Solvent mediated surface engineering of alpha-Fe2O3 nanomaterials: facet sensitive energy storage materials

Abstract

The surface chemical properties of iron oxide nanomaterials are keenly studied to explore their potential for many future applications. Therefore many synthetic strategies are now being pursued to develop unique morphologies with active surfaces and unusual crystal facets for advanced uses. Here, a novel process for the formation of an alpha-Fe2O3 phase has been established by a facile solvent mediated precipitation route. Ethylene glycol was used as the solvent and plays an active role in controlling the surface morphology and the orientation of facets during crystal growth.
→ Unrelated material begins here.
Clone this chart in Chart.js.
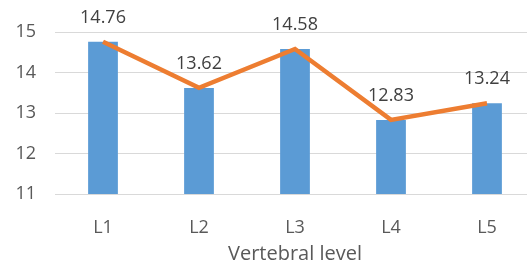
<!DOCTYPE html>
<html>
<head>
<meta charset="utf-8">
<script src="https://cdn.jsdelivr.net/npm/chart.js@4"></script>
<style>
  html, body { margin: 0; padding: 0; overflow: hidden; background: #fff; }
  #wrap { width: 540px; height: 262px; }
</style>
</head>
<body>
<div id="wrap"><canvas id="level-chart"></canvas></div>
<script>
const levels = ['L1', 'L2', 'L3', 'L4', 'L5'];
const barValues = [14.76, 13.62, 14.58, 12.83, 13.24];
const lineValues = [14.76, 13.62, 14.58, 12.83, 13.24];
const yTicks = [11, 12, 13, 14, 15];

const fontFamily = "'Open Sans', 'Noto Sans', sans-serif";

// draws the value above each point of the line
const valueLabels = {
    id: 'valueLabels',
    afterDatasetsDraw: (chart) => {
        const ctx = chart.ctx;
        const meta = chart.getDatasetMeta(1);
        ctx.save();
        ctx.font = '18px ' + fontFamily;
        ctx.fillStyle = '#404040';
        ctx.textAlign = 'center';
        ctx.textBaseline = 'middle';
        meta.data.forEach((pt, i) => {
            ctx.fillText(lineValues[i].toFixed(2), pt.x, pt.y - 24);
        });
        ctx.restore();
    }
};

const renderChart = () => {
    const ctx = document.getElementById('level-chart');
    new Chart(ctx, {
        type: 'bar',
        data: {
            labels: levels,
            datasets: [{
                type: 'bar',
                data: barValues,
                backgroundColor: '#5B9BD5',
                categoryPercentage: 1,
                barPercentage: 0.31,
                order: 2
            },
            {
                type: 'line',
                data: lineValues,
                borderColor: '#ED7D31',
                borderWidth: 4.5,
                pointRadius: 0,
                tension: 0,
                order: 1
            }]
        },
        options: {
            responsive: true,
            maintainAspectRatio: false,
            animation: false,
            layout: { padding: { top: 32, right: 5, left: 0, bottom: 0 } },
            plugins: {
                legend: { display: false },
                tooltip: { enabled: false }
            },
            scales: {
                x: {
                    grid: { display: false },
                    border: { color: '#d9d9d9', width: 1 },
                    ticks: {
                        color: '#595959',
                        font: { family: fontFamily, size: 18 },
                        padding: 15
                    },
                    title: {
                        display: true,
                        text: 'Vertebral level',
                        color: '#595959',
                        font: { family: fontFamily, size: 20 },
                        padding: { top: 0, bottom: -4 }
                    },
                    afterFit: (scale) => { scale.height = 68; }
                },
                y: {
                    min: 11,
                    max: 15,
                    afterBuildTicks: (scale) => {
                        scale.ticks = yTicks.map(v => ({ value: v }));
                    },
                    grid: { color: '#d9d9d9', lineWidth: 1, drawTicks: false },
                    border: { display: false },
                    ticks: {
                        color: '#595959',
                        font: { family: fontFamily, size: 18 },
                        padding: 19
                    },
                    afterFit: (scale) => { scale.width = 55; }
                }
            }
        },
        plugins: [valueLabels]
    });
}

renderChart();
</script>
</body>
</html>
The effects of various parameters on the morphology, structure of the product, and electrochemical properties were studied. Mainly high surface energy facets were stabilized by a high concentration of EG in the reaction solution. The formation of (012) or (001) facets was observed in a reaction solution with a lower concentration of EG. Hematite with a flowery morphology and having (012) plane orientation was achieved by the assembly of pseudo cubes with (012) facets and a secondary growth process. The sample obtained at an Fe : EG ratio of 1 : 2 showed an ultrahigh pseudo capacitance value of 450 F g(-1) related to its high surface area. The present study can be further extended for the preparation of other functional oxides with new active facets for energy storage applications.